Perhaps it’s my gratitude for this gift, or maybe I assume that everyone arrives at queerness by escaping heteropatriarchy. Whatever the reason, it never fails to hurt when I witness queerness align itself with caste, capitalism, supremacy. That despite the queer directive to leave behind what we know, to love radically, to build community outside of the one in which we are born and told to love – that this queerness fails so often and so enormously – always hurts.

The queer movement in India is a Dalitbahujan movement. And I do not mean that in the “let’s be intersectional and include everyone” narrative that has become so popular now in queer India. (Intersectionality is code for caste in India. Savarnas have even managed to make talking about caste, caste neutral.) As if the default is Savarna, which now in its generous “intersectionality” will look towards Dalitbahujans. No. What I mean is far more literal. The queer movement in India is a Dalitbahujan movement.

Before HIV funding oiled and co-opted “queer”, before it re-created and held in place caste hierarchies – Indian collective queer spaces were found in hamams, and bastis, and parks. It was found in villages where the only visible queer was the local (Dalitbahujan) transfemme community. She was the one that poor, Dalitbahujan queer femmes and trans men sought out and befriended and asked for help. Before the globalized repeal IPC-377 campaign cemented the meaning of what queer caste neutrality looks like – it was queer Dalitbahujans who were being beaten, tortured, raped and killed by the police, by the public and the state. While the sexuality rights consultancies and speaking engagements went to Savarna queers, it was Dalitbahujans who arrived in masses and protested police stations and courtrooms, and were lathi-charged, beaten and arrested. It’s hard to tell from the images that come out of India, celebrating its queer moments – it’s hard to tell from the rainbow flagged, pride marching exuberance, and the Savarna stamp of approval on the HIV prevention project – but the queer movement in India is a Dalitbahujan movement.

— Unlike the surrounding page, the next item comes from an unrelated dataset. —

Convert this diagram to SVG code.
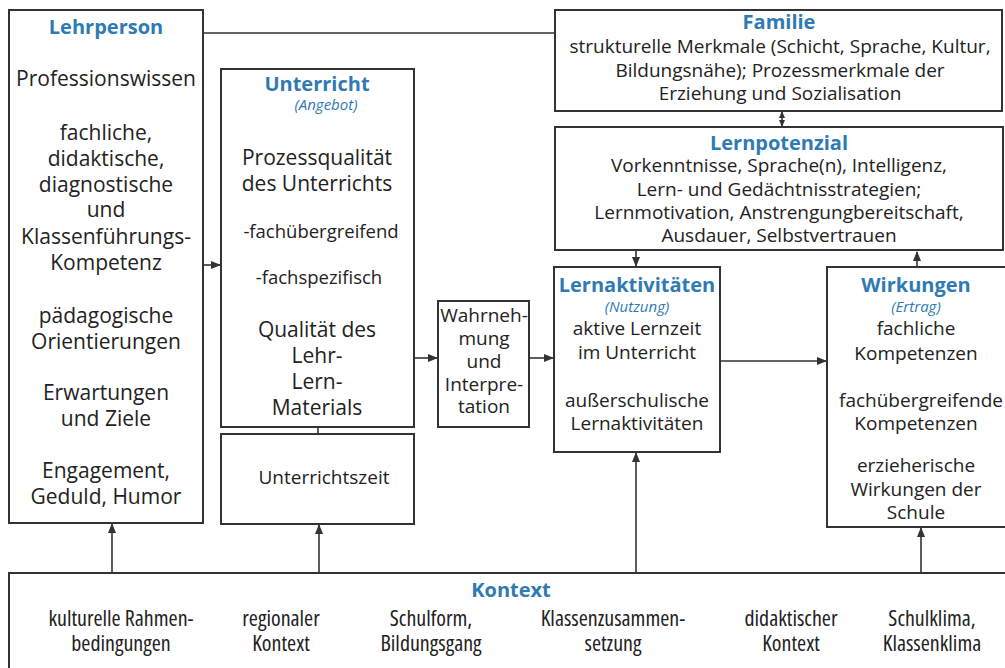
<svg xmlns="http://www.w3.org/2000/svg" width="1005" height="668" viewBox="0 0 1005 668">
<style>
.box{fill:#fff;stroke:#333;stroke-width:2}
.ln{fill:none;stroke:#333;stroke-width:1.6}
text{font-family:"Open Sans","Noto Sans","DejaVu Sans",sans-serif;fill:#222;text-anchor:middle}
.t{font-weight:bold;fill:#2f7ab3;font-size:20px}
.s{font-style:italic;fill:#2f7ab3;font-size:15px}
.b20{font-size:21px}
.b17{font-size:19px}
.b16{font-size:18.5px}
.k{font-size:22px;font-stretch:semi-condensed}
</style>
<defs>
<marker id="ah" markerUnits="userSpaceOnUse" markerWidth="10" markerHeight="8" refX="9" refY="4" orient="auto">
<path d="M0,0 L10,4 L0,8 Z" fill="#333"/>
</marker>
<marker id="as" markerUnits="userSpaceOnUse" markerWidth="7" markerHeight="6" refX="6" refY="3" orient="auto-start-reverse">
<path d="M0,0 L7,3 L0,6 Z" fill="#333"/>
</marker>
</defs>
<rect width="1005" height="668" fill="#fff"/>
<g id="connectors">
<path class="ln" d="M203,33 H555"/>
<path class="ln" d="M203,265 H220" marker-end="url(#ah)"/>
<path class="ln" d="M414,358 H437" marker-end="url(#ah)"/>
<path class="ln" d="M529,358 H553" marker-end="url(#ah)"/>
<path class="ln" d="M720,361 H826" marker-end="url(#ah)"/>
<path class="ln" d="M318,427 V434"/>
<path class="ln" d="M782,112 V126" marker-start="url(#as)" marker-end="url(#as)"/>
<path class="ln" d="M636,251 V266" marker-end="url(#ah)"/>
<path class="ln" d="M917,267 V252" marker-end="url(#ah)"/>
<path class="ln" d="M112,573 V524" marker-end="url(#ah)"/>
<path class="ln" d="M319,573 V525" marker-end="url(#ah)"/>
<path class="ln" d="M636,573 V453" marker-end="url(#ah)"/>
<path class="ln" d="M921,573 V528" marker-end="url(#ah)"/>
</g>
<g id="lehrperson">
<rect class="box" x="9" y="10" width="194" height="513"/>
<text class="t" x="106" y="34">Lehrperson</text>
<text class="b20" x="106" y="86">Professionswissen</text>
<text class="b20" x="106" y="140">fachliche,</text>
<text class="b20" x="106" y="166">didaktische,</text>
<text class="b20" x="106" y="192">diagnostische</text>
<text class="b20" x="106" y="217">und</text>
<text class="b20" x="106" y="244">Klassenführungs-</text>
<text class="b20" x="106" y="270">Kompetenz</text>
<text class="b20" x="106" y="323">pädagogische</text>
<text class="b20" x="106" y="349">Orientierungen</text>
<text class="b20" x="106" y="400">Erwartungen</text>
<text class="b20" x="106" y="426">und Ziele</text>
<text class="b20" x="106" y="478">Engagement,</text>
<text class="b20" x="106" y="504">Geduld, Humor</text>
</g>
<g id="unterricht">
<rect class="box" x="221" y="69" width="193" height="358"/>
<text class="t" x="317" y="91">Unterricht</text>
<text class="s" x="326" y="110">(Angebot)</text>
<text class="b20" x="317" y="165">Prozessqualität</text>
<text class="b20" x="317" y="191">des Unterrichts</text>
<text class="b16" x="321" y="238">-fachübergreifend</text>
<text class="b16" x="319" y="284">-fachspezifisch</text>
<text class="b20" x="317" y="337">Qualität des</text>
<text class="b20" x="317" y="363">Lehr-</text>
<text class="b20" x="317" y="389">Lern-</text>
<text class="b20" x="317" y="415">Materials</text>
</g>
<g id="unterrichtszeit">
<rect class="box" x="221" y="434" width="193" height="90"/>
<text class="b17" x="324" y="484">Unterrichtszeit</text>
</g>
<g id="wahrnehmung">
<rect class="box" x="438" y="301" width="91" height="126"/>
<text class="b17" x="484" y="322">Wahrneh-</text>
<text class="b17" x="484" y="345">mung</text>
<text class="b17" x="484" y="368">und</text>
<text class="b17" x="484" y="391">Interpre-</text>
<text class="b17" x="484" y="413">tation</text>
</g>
<g id="familie">
<rect class="box" x="555" y="10" width="447" height="101"/>
<text class="t" x="779" y="29">Familie</text>
<text class="b17" x="780" y="53">strukturelle Merkmale (Schicht, Sprache, Kultur,</text>
<text class="b17" x="780" y="77">Bildungsnähe); Prozessmerkmale der</text>
<text class="b17" x="780" y="100">Erziehung und Sozialisation</text>
</g>
<g id="lernpotenzial">
<rect class="box" x="555" y="127" width="448" height="123"/>
<text class="t" x="779" y="150">Lernpotenzial</text>
<text class="b17" x="779" y="172">Vorkenntnisse, Sprache(n), Intelligenz,</text>
<text class="b17" x="779" y="196">Lern- und Gedächtnisstrategien;</text>
<text class="b17" x="779" y="219">Lernmotivation, Anstrengungbereitschaft,</text>
<text class="b17" x="779" y="242">Ausdauer, Selbstvertrauen</text>
</g>
<g id="lernaktivitaeten">
<rect class="box" x="554" y="267" width="166" height="185"/>
<text class="t" x="637" y="292">Lernaktivitäten</text>
<text class="s" x="637" y="312">(Nutzung)</text>
<text class="b17" x="637" y="335">aktive Lernzeit</text>
<text class="b17" x="637" y="359">im Unterricht</text>
<text class="b17" x="637" y="407">außerschulische</text>
<text class="b17" x="637" y="430">Lernaktivitäten</text>
</g>
<g id="wirkungen">
<rect class="box" x="827" y="267" width="180" height="260"/>
<text class="t" x="916" y="292">Wirkungen</text>
<text class="s" x="916" y="312">(Ertrag)</text>
<text class="b17" x="916" y="335">fachliche</text>
<text class="b17" x="916" y="360">Kompetenzen</text>
<text class="b17" x="921" y="407">fachübergreifende</text>
<text class="b17" x="916" y="430">Kompetenzen</text>
<text class="b17" x="916" y="472">erzieherische</text>
<text class="b17" x="916" y="496">Wirkungen der</text>
<text class="b17" x="916" y="519">Schule</text>
</g>
<g id="kontext">
<rect class="box" x="9" y="573" width="998" height="100"/>
<text class="t" x="511" y="597">Kontext</text>
<text class="k" x="121" y="626">kulturelle Rahmen-</text>
<text class="k" x="121" y="651">bedingungen</text>
<text class="k" x="281" y="626">regionaler</text>
<text class="k" x="281" y="651">Kontext</text>
<text class="k" x="431" y="626">Schulform,</text>
<text class="k" x="431" y="651">Bildungsgang</text>
<text class="k" x="613" y="626">Klassenzusammen-</text>
<text class="k" x="613" y="651">setzung</text>
<text class="k" x="791" y="626">didaktischer</text>
<text class="k" x="791" y="651">Kontext</text>
<text class="k" x="932" y="626">Schulklima,</text>
<text class="k" x="932" y="651">Klassenklima</text>
</g>
</svg>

It is not possible for me to separate my entry into queer Indian spaces (into queerness) from my introduction to Dalitbahujan spaces. For me, they have always been one and the same. I will be spending a lifetime figuring out what this has meant for me. But in the meantime, let me tell you another story.

Several years after I had built community with a queer Dalitbahujan collective, I heard of a new lesbian group across town in the large Indian city I lived in at the time. The spaces available for us were so small and scattered, that news of a queer femme space was thrilling.

I arrived early that day and watched with some excitement as the room quickly filled. Polished femme queers – cis women – rumored to be lesbians, all. I was nervous. Petrified, actually. There was something un-nerving about how I fit into this space – or more precisely, how I didn’t. My queerness on display somehow in ways I wasn’t prepared for and felt like I had no control over. But I was excited for the group to start, and my own discomfort with it was after all a familiar reaction to arty chic desi spaces.

The meeting started as these things do, with introductions, say some words about how you fit in this room. Most people talked about their sexuality and expressed joy at seeing so many of us. Things were changing and for the better – this was the theme of the evening. Someone was organizing a “girls only” club party with subtle, but clear sexy overtones. A color-themed dress code was involved and it was clever. I was impressed.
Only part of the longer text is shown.